The jails in Syria, Iran, Saudi Arabia, and Egypt are full of reform-minded Muslims (in the Palestinian Authority they don’t live long enough to be jailed). Bashar Assad, for example, does not want ‘economic development’ and certainly not any kind of ‘reform’. He is quite happy with funneling the fruits of the Syrian economy into the pockets of his friends and relatives, and his relationship with Iran — which provides an unlimited supply of weapons — is far more important to him than anything we can provide. With whom should we ‘partner’ in Syria?
Palestinian political culture is such that respect and support goes to the faction that has the most credibility in armed struggle with the Zionists. With whom are we to ‘partner’ among the Palestinians?

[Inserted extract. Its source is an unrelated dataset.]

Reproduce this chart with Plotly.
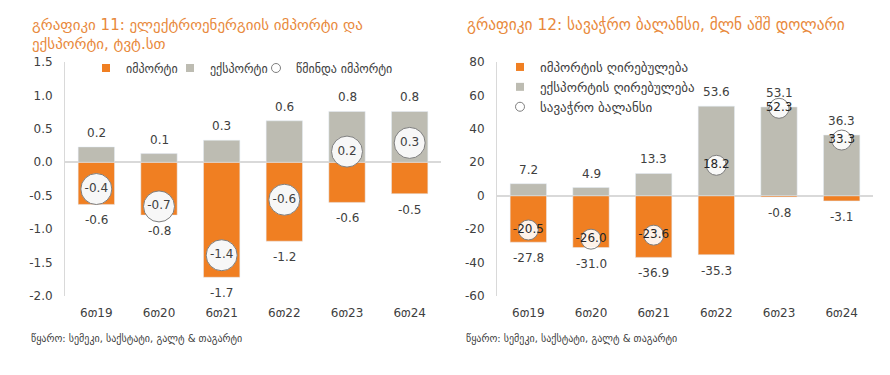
import plotly.graph_objects as go

# ---------------- data ----------------
years = ["6თ19", "6თ20", "6თ21", "6თ22", "6თ23", "6თ24"]

# chart 11: electricity import / export, TWh
el_import = [-0.63, -0.79, -1.72, -1.18, -0.60, -0.47]
el_export = [0.23, 0.13, 0.33, 0.62, 0.76, 0.76]
el_net = [-0.40, -0.66, -1.39, -0.56, 0.16, 0.29]

# chart 12: trade balance, mln USD
tr_import = [-27.8, -31.0, -36.9, -35.3, -0.8, -3.1]
tr_export = [7.2, 4.9, 13.3, 53.6, 53.1, 36.3]
tr_balance = [-20.5, -26.0, -23.6, 18.2, 52.3, 33.3]

left_ticks = [-2.0, -1.5, -1.0, -0.5, 0.0, 0.5, 1.0, 1.5]
left_ticktext = ["-2.0", "-1.5", "-1.0", "-0.5", "0.0", "0.5", "1.0", "1.5"]
right_ticks = [-60, -40, -20, 0, 20, 40, 60, 80]
right_ticktext = ["-60", "-40", "-20", "0", "20", "40", "60", "80"]

title_left_1 = "გრაფიკი 11: ელექტროენერგიის იმპორტი და"
title_left_2 = "ექსპორტი, ტვტ.სთ"
title_right = "გრაფიკი 12: სავაჭრო ბალანსი, მლნ აშშ დოლარი"
source_text = "წყარო: სემეკი, საქსტატი, გალტ & თაგარტი"

names_left = ["იმპორტი", "ექსპორტი", "წმინდა იმპორტი"]
names_right = ["იმპორტის ღირებულება", "ექსპორტის ღირებულება", "სავაჭრო ბალანსი"]

# ---------------- style / layout ----------------
OFF = 8                      # default page body margin
W, H = 890 - OFF, 375 - OFF
MT = 30
PLOT_TOP, PLOT_BOTTOM = 62, 296   # screen pixels
MB = H - (PLOT_BOTTOM - OFF)
PH = H - MT - MB
ORANGE = "#F07F22"
GRAY = "#BDBCB2"
TXT = "#404040"
TITLE_C = "#E8893C"
AXC = "#D9D9D9"
FONT = "DejaVu Sans"


def px_x(p):
    return (p - OFF) / W


def px_y(p):
    return 1 - ((p - OFF) - MT) / PH


fig = go.Figure()

# left chart
fig.add_bar(x=years, y=el_import, name=names_left[0], marker_color=ORANGE,
            width=0.58, xaxis="x", yaxis="y", showlegend=False)
fig.add_bar(x=years, y=el_export, name=names_left[1], marker_color=GRAY,
            width=0.58, xaxis="x", yaxis="y", showlegend=False)
fig.add_scatter(x=years, y=el_net, name=names_left[2], mode="markers+text",
                marker=dict(size=31, color="#F7F7F7", line=dict(color="#7F7F7F", width=1)),
                text=[f"{v:.1f}" for v in el_net], textposition="middle center",
                textfont=dict(size=12, color=TXT, family=FONT),
                xaxis="x", yaxis="y", showlegend=False)

# right chart
fig.add_bar(x=years, y=tr_import, name=names_right[0], marker_color=ORANGE,
            width=0.58, xaxis="x2", yaxis="y2", showlegend=False)
fig.add_bar(x=years, y=tr_export, name=names_right[1], marker_color=GRAY,
            width=0.58, xaxis="x2", yaxis="y2", showlegend=False)
fig.add_scatter(x=years, y=tr_balance, name=names_right[2], mode="markers+text",
                marker=dict(size=20, color="rgba(255,255,255,0.9)", line=dict(color="#7F7F7F", width=1)),
                text=[f"{v:.1f}" for v in tr_balance], textposition="middle center",
                textfont=dict(size=12, color="#262626", family=FONT),
                xaxis="x2", yaxis="y2", showlegend=False)

# legend entries (small symbols as in the reference)
leg_syms = [dict(symbol="square", size=8, color=ORANGE),
            dict(symbol="square", size=8, color=GRAY),
            dict(symbol="circle", size=9, color="white", line=dict(color="#7F7F7F", width=1))]
for nm, sym, lg in zip(names_left, leg_syms, ["legend", "legend3", "legend4"]):
    fig.add_scatter(x=[None], y=[None], mode="markers", name=nm, marker=sym,
                    xaxis="x", yaxis="y", legend=lg, showlegend=True)
for nm, sym in zip(names_right, leg_syms):
    fig.add_scatter(x=[None], y=[None], mode="markers", name=nm, marker=sym,
                    xaxis="x2", yaxis="y2", legend="legend2", showlegend=True)

ann = []
for xr, yr, vals, shift in [("x", "y", el_export, 14), ("x", "y", el_import, -16),
                            ("x2", "y2", tr_export, 14), ("x2", "y2", tr_import, -16)]:
    for c, v in zip(years, vals):
        ann.append(dict(x=c, y=v, xref=xr, yref=yr, text=f"{v:.1f}", showarrow=False,
                        yshift=shift, font=dict(size=12, color=TXT, family=FONT)))

tfont_l = dict(size=15, color=TITLE_C, family=FONT)
tfont_r = dict(size=15.4, color=TITLE_C, family=FONT)
sfont = dict(size=10, color=TXT, family=FONT)
ann += [
    dict(x=px_x(30), y=px_y(25), xref="paper", yref="paper", text=title_left_1,
         showarrow=False, xanchor="left", yanchor="middle", font=tfont_l),
    dict(x=px_x(30), y=px_y(44), xref="paper", yref="paper", text=title_left_2,
         showarrow=False, xanchor="left", yanchor="middle", font=tfont_l),
    dict(x=px_x(465), y=px_y(25), xref="paper", yref="paper", text=title_right,
         showarrow=False, xanchor="left", yanchor="middle", font=tfont_r),
    dict(x=px_x(29), y=px_y(339), xref="paper", yref="paper", text=source_text,
         showarrow=False, xanchor="left", yanchor="middle", font=sfont),
    dict(x=px_x(464), y=px_y(339), xref="paper", yref="paper", text=source_text,
         showarrow=False, xanchor="left", yanchor="middle", font=sfont),
]

ydom = [0, px_y(PLOT_TOP)]
xcommon = dict(type="category", range=[-0.5, 5.5], showline=False, showgrid=False, zeroline=False,
               ticks="outside", ticklen=6, tickcolor="rgba(0,0,0,0)",
               tickfont=dict(size=12, color=TXT, family=FONT), fixedrange=True)
ycommon = dict(showline=True, linecolor=AXC, linewidth=1, showgrid=False,
               zeroline=True, zerolinecolor=AXC, zerolinewidth=1.5, ticks="",
               ticklabelstandoff=9, tickfont=dict(size=12, color=TXT, family=FONT))
lcommon = dict(bgcolor="rgba(0,0,0,0)", traceorder="normal", borderwidth=0)
lfont_l = dict(size=12, color=TXT, family=FONT)
lfont_r = dict(size=13, color=TXT, family=FONT)

fig.update_layout(
    width=W, height=H,
    margin=dict(l=0, r=0, t=MT, b=MB),
    paper_bgcolor="white", plot_bgcolor="white",
    barmode="relative",
    font=dict(family=FONT, color=TXT),
    xaxis=dict(domain=[px_x(65), px_x(441)], anchor="y", **xcommon),
    yaxis=dict(domain=ydom, anchor="x", range=[-2.0, 1.5], tickvals=left_ticks,
               ticktext=left_ticktext, **ycommon),
    xaxis2=dict(domain=[px_x(497), px_x(873)], anchor="y2", **xcommon),
    yaxis2=dict(domain=ydom, anchor="x2", range=[-60, 80], tickvals=right_ticks,
                ticktext=right_ticktext, **ycommon),
    legend=dict(orientation="h", x=px_x(86), xanchor="left", y=px_y(68), yanchor="middle",
                font=lfont_l, **lcommon),
    legend3=dict(orientation="h", x=px_x(170), xanchor="left", y=px_y(68), yanchor="middle",
                 font=lfont_l, **lcommon),
    legend4=dict(orientation="h", x=px_x(256), xanchor="left", y=px_y(68), yanchor="middle",
                 font=lfont_l, **lcommon),
    legend2=dict(orientation="v", x=px_x(500), xanchor="left", y=px_y(52), yanchor="top",
                 tracegroupgap=0, font=lfont_r, **lcommon),
    annotations=ann,
    showlegend=True,
)

fig.write_html("out.html")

“Bush’s war on terror” as I recall, began with the overthrow of the Taliban who sheltered and supported Osama Bin Laden. Should we not have tried to impose a non-Taliban government? With whom should we have ‘partnered’ in Afghanistan?
Among the recommendations were expanding people-to-people exchanges and staging a business-government conference on economic reform, growth and job creation in the Middle East within the first six months of the new administration.
This is so wrong-headed that it’s breathtaking.
First, it ignores ideology as a motivator. Do you think that the average Hamas or Hezbollah fanatic will stop wanting to rip the throats out of Jews if he’s offered a better job? Was Osama bin Laden motivated by a desire for economic reform?
Second, it ignores that fact that the export of violent extremism is the deliberate policy of some Muslim nations (e.g., Iran and Syria). Iran’s support for Hezbollah — which has been called the “foreign legion of the Iranian Revolutionary Guard” — as well as Hamas, has institutionalized extremism and terrorism.
And third, it ignores reality. Will Ahmadinejad agree to stop building the weapons with which he plans to become a regional superpower as a result of promises to build maquiladoras in his country? Can we afford to bribe Bashar al-Assad better than Ahmadinejad can?
The full report can be found here; it is being released today before the foreign policy debate between John McCain and Barack Obama to beheld Friday and includes a “Call to Action” for the next President.
The 34 signatories include 11 Muslim-Americans including Ingrid Mattson, President of the Islamic Society of North America [ISNA], as well as former Secretary of State Madeleine Albright, President/CEO of the American Petroleum Institute Red Caveney, and Stephen Heintz, President of the Rockefeller Brothers Fund, one of the major funders of the project.
This document is 170 pages of nonsense masquerading as serious policy analysis, whose goal is to replace opposition to Iranian and Palestinian goals with appeasement and bribes (which will be accepted and ineffectual, as always).